The Guild had earlier reported that the World Bank  approved a $200 million loan to boost agriculrutural practice in Nigeria and more so, to support the federal government’s effort to grow small and midium scale farmers.

The loan from the International Development Association, the bank’s low-interest arm, has a maturity of 25 years with a grace period of five years. It also said about 60,000 individuals would benefit directly from the funding, of which 35 percent were women. Report added that about 300,000 farming households would be affected indirectly.

The bank was quoted as saying: “Priority value chains will include products with potential for immediate improvement of food security, products with a potential for export and foreign currency earnings”.

The funds, the report added would help tackle low yields, lack of seed capital to set up agro-factories, low-level adoption of technology and limited access to markets, stressing that Nigeria spends $20 billion a year importing food. With the fall in oil prices, it has been running short of dollars, which has also weakened the local currency.
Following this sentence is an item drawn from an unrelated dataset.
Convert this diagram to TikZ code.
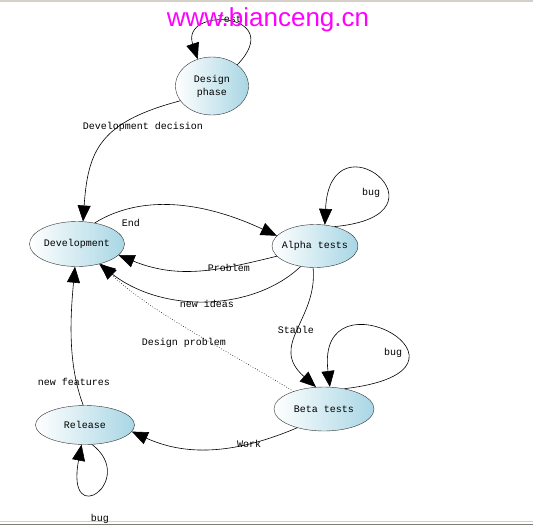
\documentclass[tikz,border=0pt]{standalone}
\usepackage{fontspec}
\setmonofont{Liberation Mono}
\setsansfont{Liberation Sans}
\usetikzlibrary{shapes.geometric,arrows.meta}
\definecolor{stateblue}{RGB}{168,214,228}
\definecolor{rim}{RGB}{50,50,50}
\definecolor{frame}{RGB}{212,208,200}
\definecolor{mark}{RGB}{255,0,255}
\tikzset{
  st/.style = {draw=rim, ellipse, left color=white, right color=stateblue, inner xsep=-3pt, inner ysep=0pt, align=center, font=\ttfamily\fontsize{10}{13}\selectfont},
  lbl/.style = {inner sep=1pt, font=\ttfamily\fontsize{10}{12}\selectfont},
  arrow/.style = {-{Triangle[length=16pt,width=13pt]}, semithick}
}
\begin{document}
\begin{tikzpicture}[x=1pt,y=-1pt]
            \useasboundingbox (0,0) rectangle (533,528);
            \draw[frame, line width=1.5pt] (0,1) -- (533,1);
            \draw[frame, line width=1pt] (0,521) -- (533,521);
            \draw[frame!60!black, line width=0.6pt] (0,524) -- (533,524);
            % states
            \node[st, minimum width=73pt, minimum height=58pt] (design) at (212,86) {Design\\phase};
            \node[st, minimum width=95pt, minimum height=45pt] (dev) at (77,244) {Development};
            \node[st, minimum width=86pt, minimum height=43pt] (alpha) at (315,246) {Alpha tests};
            \node[st, minimum width=100pt, minimum height=44pt] (beta) at (324,409) {Beta tests};
            \node[st, minimum width=99pt, minimum height=39pt] (release) at (85,425) {Release};
            % transitions
            \draw[arrow] (design.40) .. controls (288,12) and (180,6) .. (design.118);
            \draw[arrow] (design.205) .. controls (100,122) and (88,150) .. (dev.75);
            \draw[arrow] (dev.50) .. controls (140,195) and (200,200) .. (alpha.165);
            \draw[arrow] (alpha.195) .. controls (220,270) and (180,280) .. (dev.-15);
            \draw[arrow] (alpha.235) .. controls (255,310) and (165,315) .. (dev.-42);
            \draw[arrow] (alpha.45) .. controls (460,215) and (330,110) .. (alpha.65);
            \draw[arrow] (alpha.-95) .. controls (318,320) and (268,345) .. (beta.110);
            \draw[arrow] (beta.45) .. controls (505,370) and (315,265) .. (beta.75);
            \draw[arrow, dotted] (beta.150) .. controls (230,352) and (150,312) .. (dev.-40);
            \draw[arrow] (beta.-145) .. controls (240,452) and (190,458) .. (release.-8);
            \draw[arrow] (release.95) .. controls (68,365) and (70,320) .. (dev.-95);
            \draw[arrow] (release.-70) .. controls (138,480) and (65,532) .. (release.-100);
            % labels
            \node[lbl] (tTest) at (230,19) {Test};
            \node[lbl] (tDecision) at (143,127) {Development decision};
            \node[lbl] (tEnd) at (131,223) {End};
            \node[lbl] (tProblem) at (229,268) {Problem};
            \node[lbl] (tIdeas) at (207,304) {new ideas};
            \node[lbl] (tBugA) at (371,193) {bug};
            \node[lbl] (tStable) at (296,330) {Stable};
            \node[lbl] (tBugB) at (393,353) {bug};
            \node[lbl] (tDesignProb) at (184,343) {Design problem};
            \node[lbl] (tFeatures) at (74,382) {new features};
            \node[lbl] (tWork) at (249,444) {Work};
            \node[lbl] (tBugR) at (100,519) {bug};
            % watermark
            \node[anchor=base, text=mark, inner sep=0pt, font=\sffamily\fontsize{26}{26}\selectfont] (site) at (268,26) {www.bianceng.cn};
        \end{tikzpicture}
\end{document}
Last month for instance, the government unveiled sweeping recovery plans which included currency reforms to boost tax revenues. It aims to achieve self-sufficiency in rice by 2018 and in wheat by 2019 or 2020.

By the latter date, the bank urged the beneficiaries to channel the fund towards making the country becoming a net exporter of rice, cashew nuts, groundnuts, cassava and vegetable oil, some of the crops the World Bank loan is meant to finance.

It stressed the needs to tackle poor road network in the country so as to alow free movement of farm produce in the country.